-- START --

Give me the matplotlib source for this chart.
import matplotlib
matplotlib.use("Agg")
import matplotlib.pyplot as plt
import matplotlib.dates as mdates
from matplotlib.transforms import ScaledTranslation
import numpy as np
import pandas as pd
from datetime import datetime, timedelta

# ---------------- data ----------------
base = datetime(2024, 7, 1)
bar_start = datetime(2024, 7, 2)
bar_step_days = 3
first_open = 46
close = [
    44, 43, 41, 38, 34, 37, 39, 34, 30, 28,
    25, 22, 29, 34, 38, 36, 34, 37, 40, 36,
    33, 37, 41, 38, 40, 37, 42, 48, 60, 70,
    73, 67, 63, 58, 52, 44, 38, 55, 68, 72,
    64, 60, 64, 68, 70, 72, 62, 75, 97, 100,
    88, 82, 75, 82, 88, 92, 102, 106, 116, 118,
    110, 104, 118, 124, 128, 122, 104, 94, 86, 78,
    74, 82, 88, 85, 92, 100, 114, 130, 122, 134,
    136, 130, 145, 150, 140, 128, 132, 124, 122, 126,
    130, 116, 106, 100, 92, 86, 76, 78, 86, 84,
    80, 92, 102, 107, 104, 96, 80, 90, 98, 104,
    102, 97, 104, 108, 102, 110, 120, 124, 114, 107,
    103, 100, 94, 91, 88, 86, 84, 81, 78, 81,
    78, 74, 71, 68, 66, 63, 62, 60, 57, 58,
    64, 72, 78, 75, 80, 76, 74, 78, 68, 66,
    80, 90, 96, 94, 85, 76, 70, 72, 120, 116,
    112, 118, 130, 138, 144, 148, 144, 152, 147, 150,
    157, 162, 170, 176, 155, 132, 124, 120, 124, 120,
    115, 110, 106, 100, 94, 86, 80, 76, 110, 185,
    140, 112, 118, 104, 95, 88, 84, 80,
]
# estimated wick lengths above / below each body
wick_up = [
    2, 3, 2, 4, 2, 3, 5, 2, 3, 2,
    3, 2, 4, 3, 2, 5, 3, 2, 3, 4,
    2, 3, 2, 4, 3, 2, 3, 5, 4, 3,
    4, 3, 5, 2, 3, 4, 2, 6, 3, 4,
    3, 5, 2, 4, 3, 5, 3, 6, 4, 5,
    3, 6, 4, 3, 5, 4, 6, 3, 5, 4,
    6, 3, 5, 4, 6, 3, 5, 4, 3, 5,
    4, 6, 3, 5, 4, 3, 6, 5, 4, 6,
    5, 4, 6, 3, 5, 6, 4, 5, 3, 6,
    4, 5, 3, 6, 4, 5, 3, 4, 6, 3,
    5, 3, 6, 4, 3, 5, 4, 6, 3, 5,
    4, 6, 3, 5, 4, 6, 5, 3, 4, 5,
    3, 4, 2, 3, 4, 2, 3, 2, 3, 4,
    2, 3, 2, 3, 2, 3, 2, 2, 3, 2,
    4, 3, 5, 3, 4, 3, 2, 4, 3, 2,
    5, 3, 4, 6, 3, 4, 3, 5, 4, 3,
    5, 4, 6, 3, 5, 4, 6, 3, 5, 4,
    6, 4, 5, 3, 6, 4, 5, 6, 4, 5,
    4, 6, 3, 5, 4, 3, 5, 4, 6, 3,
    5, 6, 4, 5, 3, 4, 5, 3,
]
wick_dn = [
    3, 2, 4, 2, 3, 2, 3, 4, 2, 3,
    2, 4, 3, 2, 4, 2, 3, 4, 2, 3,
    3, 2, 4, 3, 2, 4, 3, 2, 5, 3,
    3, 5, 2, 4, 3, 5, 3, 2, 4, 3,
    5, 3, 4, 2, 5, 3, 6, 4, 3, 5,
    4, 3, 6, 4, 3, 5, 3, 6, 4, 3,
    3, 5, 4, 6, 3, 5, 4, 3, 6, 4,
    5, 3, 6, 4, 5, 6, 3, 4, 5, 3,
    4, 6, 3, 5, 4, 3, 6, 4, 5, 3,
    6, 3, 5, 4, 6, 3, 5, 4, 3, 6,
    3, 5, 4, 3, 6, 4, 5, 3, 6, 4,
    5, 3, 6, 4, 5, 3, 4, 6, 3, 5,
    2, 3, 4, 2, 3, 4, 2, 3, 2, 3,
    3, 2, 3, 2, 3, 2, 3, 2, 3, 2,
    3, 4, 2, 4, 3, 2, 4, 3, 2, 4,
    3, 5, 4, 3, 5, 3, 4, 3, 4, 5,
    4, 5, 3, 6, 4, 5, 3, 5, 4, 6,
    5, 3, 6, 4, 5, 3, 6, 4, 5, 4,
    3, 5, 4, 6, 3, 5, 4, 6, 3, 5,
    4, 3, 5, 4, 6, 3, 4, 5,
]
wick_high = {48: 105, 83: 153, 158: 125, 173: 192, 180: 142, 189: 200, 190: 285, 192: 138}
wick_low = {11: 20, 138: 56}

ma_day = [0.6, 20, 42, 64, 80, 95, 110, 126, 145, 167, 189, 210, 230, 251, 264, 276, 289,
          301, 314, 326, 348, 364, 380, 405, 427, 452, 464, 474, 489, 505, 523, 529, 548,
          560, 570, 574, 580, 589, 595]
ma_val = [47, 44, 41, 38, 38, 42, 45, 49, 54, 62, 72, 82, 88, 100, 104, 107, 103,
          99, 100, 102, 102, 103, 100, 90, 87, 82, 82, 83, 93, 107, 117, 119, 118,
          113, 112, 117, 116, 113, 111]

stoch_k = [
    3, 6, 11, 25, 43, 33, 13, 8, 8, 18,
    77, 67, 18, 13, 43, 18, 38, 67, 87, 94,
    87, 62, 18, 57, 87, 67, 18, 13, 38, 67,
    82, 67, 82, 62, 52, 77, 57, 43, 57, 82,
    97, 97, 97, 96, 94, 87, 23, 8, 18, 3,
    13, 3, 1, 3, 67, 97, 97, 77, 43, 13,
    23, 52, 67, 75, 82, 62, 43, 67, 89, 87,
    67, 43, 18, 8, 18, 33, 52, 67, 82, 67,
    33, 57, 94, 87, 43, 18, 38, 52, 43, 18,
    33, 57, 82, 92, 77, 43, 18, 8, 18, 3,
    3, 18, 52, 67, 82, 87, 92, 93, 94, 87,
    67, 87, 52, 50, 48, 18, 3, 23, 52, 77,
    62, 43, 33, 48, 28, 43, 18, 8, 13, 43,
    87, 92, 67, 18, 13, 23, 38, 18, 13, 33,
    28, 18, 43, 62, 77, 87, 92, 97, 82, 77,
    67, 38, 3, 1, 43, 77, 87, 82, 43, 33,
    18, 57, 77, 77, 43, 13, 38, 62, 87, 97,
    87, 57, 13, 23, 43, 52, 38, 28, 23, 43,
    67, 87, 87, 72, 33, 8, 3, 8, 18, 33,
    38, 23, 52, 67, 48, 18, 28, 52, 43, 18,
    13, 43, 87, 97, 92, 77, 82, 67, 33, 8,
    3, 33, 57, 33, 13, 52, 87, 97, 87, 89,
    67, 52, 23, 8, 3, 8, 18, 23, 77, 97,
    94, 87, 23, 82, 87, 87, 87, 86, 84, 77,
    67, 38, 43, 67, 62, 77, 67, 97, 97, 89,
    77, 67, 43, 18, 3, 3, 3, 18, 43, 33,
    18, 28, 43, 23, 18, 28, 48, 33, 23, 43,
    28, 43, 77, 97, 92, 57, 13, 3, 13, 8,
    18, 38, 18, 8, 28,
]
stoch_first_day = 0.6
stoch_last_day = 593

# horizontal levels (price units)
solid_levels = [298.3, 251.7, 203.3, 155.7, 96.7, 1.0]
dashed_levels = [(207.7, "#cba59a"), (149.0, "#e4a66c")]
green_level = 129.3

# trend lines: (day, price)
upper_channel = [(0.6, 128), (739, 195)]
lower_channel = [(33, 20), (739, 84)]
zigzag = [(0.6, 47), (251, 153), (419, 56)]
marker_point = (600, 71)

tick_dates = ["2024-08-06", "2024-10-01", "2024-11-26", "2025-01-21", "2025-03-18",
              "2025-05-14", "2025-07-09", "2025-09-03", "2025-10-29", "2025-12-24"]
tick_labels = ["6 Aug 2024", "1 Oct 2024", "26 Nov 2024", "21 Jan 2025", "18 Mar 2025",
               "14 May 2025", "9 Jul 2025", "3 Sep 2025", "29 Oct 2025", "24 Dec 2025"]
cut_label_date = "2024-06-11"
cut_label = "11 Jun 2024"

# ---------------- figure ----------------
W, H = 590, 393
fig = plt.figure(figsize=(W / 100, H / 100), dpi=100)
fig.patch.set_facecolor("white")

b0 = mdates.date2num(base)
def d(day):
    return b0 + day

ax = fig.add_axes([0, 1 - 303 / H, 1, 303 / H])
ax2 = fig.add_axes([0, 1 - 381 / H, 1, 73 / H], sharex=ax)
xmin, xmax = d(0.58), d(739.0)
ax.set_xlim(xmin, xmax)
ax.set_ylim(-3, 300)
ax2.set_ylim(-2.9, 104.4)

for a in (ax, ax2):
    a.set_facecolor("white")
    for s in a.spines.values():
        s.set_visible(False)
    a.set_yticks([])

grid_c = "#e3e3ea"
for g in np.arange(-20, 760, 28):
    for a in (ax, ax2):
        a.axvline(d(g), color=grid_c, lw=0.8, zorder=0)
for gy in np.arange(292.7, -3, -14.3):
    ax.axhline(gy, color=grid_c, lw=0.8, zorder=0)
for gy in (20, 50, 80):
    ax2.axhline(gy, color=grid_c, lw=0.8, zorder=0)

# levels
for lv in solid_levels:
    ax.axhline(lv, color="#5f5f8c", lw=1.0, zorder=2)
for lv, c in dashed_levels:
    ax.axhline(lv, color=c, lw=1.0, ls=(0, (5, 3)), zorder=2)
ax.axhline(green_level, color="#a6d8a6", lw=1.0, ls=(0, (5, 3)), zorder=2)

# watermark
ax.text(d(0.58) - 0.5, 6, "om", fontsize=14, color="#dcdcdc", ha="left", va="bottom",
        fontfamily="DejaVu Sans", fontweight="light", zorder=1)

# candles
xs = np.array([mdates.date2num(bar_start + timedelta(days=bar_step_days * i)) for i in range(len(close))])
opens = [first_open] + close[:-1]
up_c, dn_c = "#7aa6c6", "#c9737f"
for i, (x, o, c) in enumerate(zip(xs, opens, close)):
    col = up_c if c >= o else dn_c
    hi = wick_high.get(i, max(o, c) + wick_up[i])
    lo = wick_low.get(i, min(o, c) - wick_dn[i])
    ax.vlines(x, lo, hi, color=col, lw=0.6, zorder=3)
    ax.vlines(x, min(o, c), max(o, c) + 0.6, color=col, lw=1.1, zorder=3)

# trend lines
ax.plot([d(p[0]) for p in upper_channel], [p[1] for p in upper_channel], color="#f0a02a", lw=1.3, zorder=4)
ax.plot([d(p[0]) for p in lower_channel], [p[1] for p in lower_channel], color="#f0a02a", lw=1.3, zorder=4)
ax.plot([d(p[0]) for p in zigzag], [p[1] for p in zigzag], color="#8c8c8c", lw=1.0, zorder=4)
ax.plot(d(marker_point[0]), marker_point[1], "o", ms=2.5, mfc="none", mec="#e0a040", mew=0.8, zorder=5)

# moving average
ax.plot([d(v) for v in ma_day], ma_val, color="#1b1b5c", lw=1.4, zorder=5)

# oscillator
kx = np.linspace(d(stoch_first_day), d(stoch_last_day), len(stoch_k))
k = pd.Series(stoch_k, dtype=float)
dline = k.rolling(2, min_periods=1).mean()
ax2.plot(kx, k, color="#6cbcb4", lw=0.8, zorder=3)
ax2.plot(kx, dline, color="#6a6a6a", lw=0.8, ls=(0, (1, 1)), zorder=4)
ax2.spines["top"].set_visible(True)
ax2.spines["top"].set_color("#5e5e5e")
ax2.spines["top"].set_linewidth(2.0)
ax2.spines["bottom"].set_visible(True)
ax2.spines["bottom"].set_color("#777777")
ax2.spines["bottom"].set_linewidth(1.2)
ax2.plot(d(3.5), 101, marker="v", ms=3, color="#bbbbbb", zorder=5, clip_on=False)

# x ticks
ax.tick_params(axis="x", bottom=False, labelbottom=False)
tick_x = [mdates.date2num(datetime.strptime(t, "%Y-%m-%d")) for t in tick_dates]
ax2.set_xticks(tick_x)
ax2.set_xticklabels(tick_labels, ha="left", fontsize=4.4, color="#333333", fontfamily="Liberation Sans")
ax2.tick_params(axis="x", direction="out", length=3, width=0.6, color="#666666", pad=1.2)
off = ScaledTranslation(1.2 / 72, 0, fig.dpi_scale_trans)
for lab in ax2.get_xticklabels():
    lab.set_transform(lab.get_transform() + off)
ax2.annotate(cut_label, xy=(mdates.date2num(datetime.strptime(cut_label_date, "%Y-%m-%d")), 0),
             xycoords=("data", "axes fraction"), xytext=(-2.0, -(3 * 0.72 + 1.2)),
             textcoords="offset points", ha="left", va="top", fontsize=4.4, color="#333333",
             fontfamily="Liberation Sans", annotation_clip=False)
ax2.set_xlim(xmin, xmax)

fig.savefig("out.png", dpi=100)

-- END --
-- START --

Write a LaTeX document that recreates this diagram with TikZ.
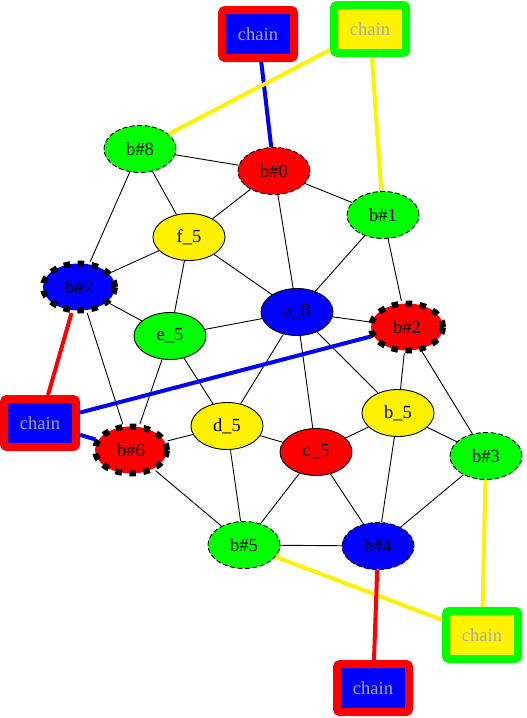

-- END --

Challenge:
Begin with the line that has "Give me the matplotlib source for this chart." in the listing above and end after the line that has "from datetime import datetime, timedelta"; output those lines exactly.

Solution to this exercise:
Give me the matplotlib source for this chart.
import matplotlib
matplotlib.use("Agg")
import matplotlib.pyplot as plt
import matplotlib.dates as mdates
from matplotlib.transforms import ScaledTranslation
import numpy as np
import pandas as pd
from datetime import datetime, timedelta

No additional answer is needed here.